DIRECTIVE
Write out the listing below exactly, and omit any images you find in it.

DATA PROVIDED
----
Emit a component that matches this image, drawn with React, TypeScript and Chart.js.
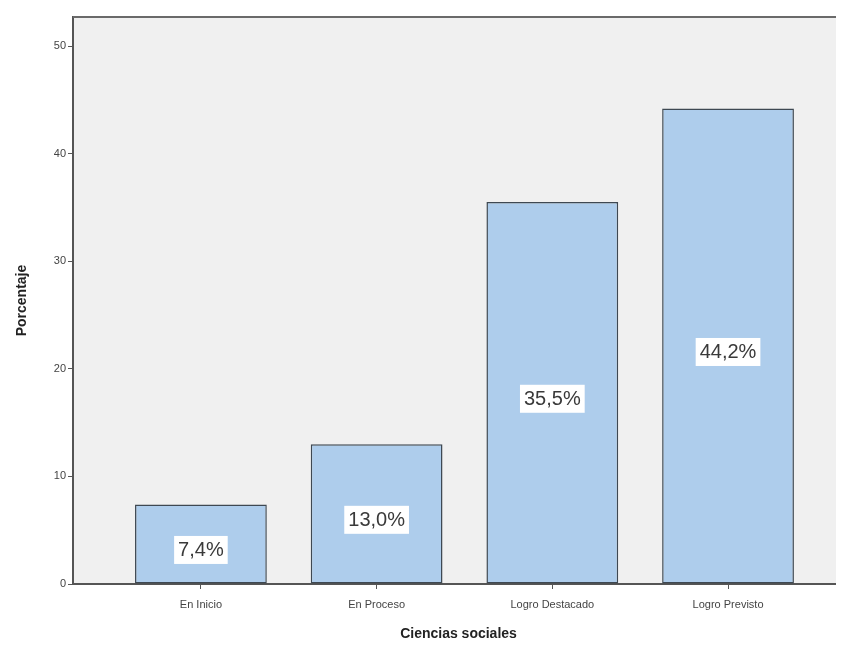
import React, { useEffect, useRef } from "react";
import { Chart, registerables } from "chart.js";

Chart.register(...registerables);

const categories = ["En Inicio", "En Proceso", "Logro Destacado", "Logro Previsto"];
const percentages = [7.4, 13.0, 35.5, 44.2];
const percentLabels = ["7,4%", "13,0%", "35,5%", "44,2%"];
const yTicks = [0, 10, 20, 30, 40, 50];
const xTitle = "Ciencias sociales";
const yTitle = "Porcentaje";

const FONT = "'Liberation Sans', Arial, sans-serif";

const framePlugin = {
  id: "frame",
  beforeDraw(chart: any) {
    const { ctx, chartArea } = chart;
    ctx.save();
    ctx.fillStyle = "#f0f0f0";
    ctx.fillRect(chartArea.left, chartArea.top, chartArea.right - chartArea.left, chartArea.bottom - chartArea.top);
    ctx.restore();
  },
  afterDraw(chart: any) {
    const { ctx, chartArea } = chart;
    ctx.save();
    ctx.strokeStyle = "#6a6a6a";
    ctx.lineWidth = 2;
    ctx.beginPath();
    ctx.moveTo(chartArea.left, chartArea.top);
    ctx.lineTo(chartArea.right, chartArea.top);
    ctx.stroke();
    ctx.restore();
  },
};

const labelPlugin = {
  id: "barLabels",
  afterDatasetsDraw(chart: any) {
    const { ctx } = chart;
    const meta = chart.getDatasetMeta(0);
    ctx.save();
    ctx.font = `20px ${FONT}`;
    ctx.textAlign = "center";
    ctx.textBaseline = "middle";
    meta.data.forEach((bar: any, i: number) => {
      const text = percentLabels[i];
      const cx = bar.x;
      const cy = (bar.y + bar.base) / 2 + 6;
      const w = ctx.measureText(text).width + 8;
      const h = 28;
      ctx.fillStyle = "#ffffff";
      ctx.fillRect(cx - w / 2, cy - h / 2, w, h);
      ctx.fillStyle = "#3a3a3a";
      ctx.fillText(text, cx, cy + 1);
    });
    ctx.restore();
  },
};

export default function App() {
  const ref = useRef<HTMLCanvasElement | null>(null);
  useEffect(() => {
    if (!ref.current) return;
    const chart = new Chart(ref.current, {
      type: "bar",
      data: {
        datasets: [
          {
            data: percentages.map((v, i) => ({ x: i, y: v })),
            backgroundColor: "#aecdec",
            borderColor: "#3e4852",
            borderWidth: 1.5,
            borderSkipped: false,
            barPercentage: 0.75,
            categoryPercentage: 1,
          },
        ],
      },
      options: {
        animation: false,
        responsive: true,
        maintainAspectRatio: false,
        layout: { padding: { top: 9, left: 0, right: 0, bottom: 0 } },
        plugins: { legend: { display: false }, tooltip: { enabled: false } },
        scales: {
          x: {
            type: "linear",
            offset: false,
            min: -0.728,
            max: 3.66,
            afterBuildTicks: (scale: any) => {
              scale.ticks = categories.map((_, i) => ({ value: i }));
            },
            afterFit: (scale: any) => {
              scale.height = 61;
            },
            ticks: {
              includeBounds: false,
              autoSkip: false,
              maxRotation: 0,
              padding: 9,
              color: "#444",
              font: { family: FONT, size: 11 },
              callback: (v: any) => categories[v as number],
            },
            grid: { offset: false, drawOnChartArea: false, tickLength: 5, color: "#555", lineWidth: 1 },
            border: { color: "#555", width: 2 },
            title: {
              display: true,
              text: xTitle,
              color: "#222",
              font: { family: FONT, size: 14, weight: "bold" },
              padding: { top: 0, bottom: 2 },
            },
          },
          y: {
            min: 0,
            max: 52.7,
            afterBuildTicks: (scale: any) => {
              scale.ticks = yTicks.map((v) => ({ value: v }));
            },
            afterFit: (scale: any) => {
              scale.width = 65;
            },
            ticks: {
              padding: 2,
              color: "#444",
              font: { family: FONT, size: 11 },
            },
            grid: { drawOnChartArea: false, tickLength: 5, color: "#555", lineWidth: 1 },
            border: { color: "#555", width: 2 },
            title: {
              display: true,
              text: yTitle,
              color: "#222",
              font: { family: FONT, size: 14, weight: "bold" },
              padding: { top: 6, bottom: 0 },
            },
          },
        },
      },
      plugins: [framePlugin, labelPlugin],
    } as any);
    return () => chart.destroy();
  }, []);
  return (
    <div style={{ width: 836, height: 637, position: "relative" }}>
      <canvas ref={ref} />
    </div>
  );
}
----
SOLUTION TO THIS TASK
Emit a component that matches this image, drawn with React, TypeScript and Chart.js.
import React, { useEffect, useRef } from "react";
import { Chart, registerables } from "chart.js";

Chart.register(...registerables);

const categories = ["En Inicio", "En Proceso", "Logro Destacado", "Logro Previsto"];
const percentages = [7.4, 13.0, 35.5, 44.2];
const percentLabels = ["7,4%", "13,0%", "35,5%", "44,2%"];
const yTicks = [0, 10, 20, 30, 40, 50];
const xTitle = "Ciencias sociales";
const yTitle = "Porcentaje";

const FONT = "'Liberation Sans', Arial, sans-serif";

const framePlugin = {
  id: "frame",
  beforeDraw(chart: any) {
    const { ctx, chartArea } = chart;
    ctx.save();
    ctx.fillStyle = "#f0f0f0";
    ctx.fillRect(chartArea.left, chartArea.top, chartArea.right - chartArea.left, chartArea.bottom - chartArea.top);
    ctx.restore();
  },
  afterDraw(chart: any) {
    const { ctx, chartArea } = chart;
    ctx.save();
    ctx.strokeStyle = "#6a6a6a";
    ctx.lineWidth = 2;
    ctx.beginPath();
    ctx.moveTo(chartArea.left, chartArea.top);
    ctx.lineTo(chartArea.right, chartArea.top);
    ctx.stroke();
    ctx.restore();
  },
};

const labelPlugin = {
  id: "barLabels",
  afterDatasetsDraw(chart: any) {
    const { ctx } = chart;
    const meta = chart.getDatasetMeta(0);
    ctx.save();
    ctx.font = `20px ${FONT}`;
    ctx.textAlign = "center";
    ctx.textBaseline = "middle";
    meta.data.forEach((bar: any, i: number) => {
      const text = percentLabels[i];
      const cx = bar.x;
      const cy = (bar.y + bar.base) / 2 + 6;
      const w = ctx.measureText(text).width + 8;
      const h = 28;
      ctx.fillStyle = "#ffffff";
      ctx.fillRect(cx - w / 2, cy - h / 2, w, h);
      ctx.fillStyle = "#3a3a3a";
      ctx.fillText(text, cx, cy + 1);
    });
    ctx.restore();
  },
};

export default function App() {
  const ref = useRef<HTMLCanvasElement | null>(null);
  useEffect(() => {
    if (!ref.current) return;
    const chart = new Chart(ref.current, {
      type: "bar",
      data: {
        datasets: [
          {
            data: percentages.map((v, i) => ({ x: i, y: v })),
            backgroundColor: "#aecdec",
            borderColor: "#3e4852",
            borderWidth: 1.5,
            borderSkipped: false,
            barPercentage: 0.75,
            categoryPercentage: 1,
          },
        ],
      },
      options: {
        animation: false,
        responsive: true,
        maintainAspectRatio: false,
        layout: { padding: { top: 9, left: 0, right: 0, bottom: 0 } },
        plugins: { legend: { display: false }, tooltip: { enabled: false } },
        scales: {
          x: {
            type: "linear",
            offset: false,
            min: -0.728,
            max: 3.66,
            afterBuildTicks: (scale: any) => {
              scale.ticks = categories.map((_, i) => ({ value: i }));
            },
            afterFit: (scale: any) => {
              scale.height = 61;
            },
            ticks: {
              includeBounds: false,
              autoSkip: false,
              maxRotation: 0,
              padding: 9,
              color: "#444",
              font: { family: FONT, size: 11 },
              callback: (v: any) => categories[v as number],
            },
            grid: { offset: false, drawOnChartArea: false, tickLength: 5, color: "#555", lineWidth: 1 },
            border: { color: "#555", width: 2 },
            title: {
              display: true,
              text: xTitle,
              color: "#222",
              font: { family: FONT, size: 14, weight: "bold" },
              padding: { top: 0, bottom: 2 },
            },
          },
          y: {
            min: 0,
            max: 52.7,
            afterBuildTicks: (scale: any) => {
              scale.ticks = yTicks.map((v) => ({ value: v }));
            },
            afterFit: (scale: any) => {
              scale.width = 65;
            },
            ticks: {
              padding: 2,
              color: "#444",
              font: { family: FONT, size: 11 },
            },
            grid: { drawOnChartArea: false, tickLength: 5, color: "#555", lineWidth: 1 },
            border: { color: "#555", width: 2 },
            title: {
              display: true,
              text: yTitle,
              color: "#222",
              font: { family: FONT, size: 14, weight: "bold" },
              padding: { top: 6, bottom: 0 },
            },
          },
        },
      },
      plugins: [framePlugin, labelPlugin],
    } as any);
    return () => chart.destroy();
  }, []);
  return (
    <div style={{ width: 836, height: 637, position: "relative" }}>
      <canvas ref={ref} />
    </div>
  );
}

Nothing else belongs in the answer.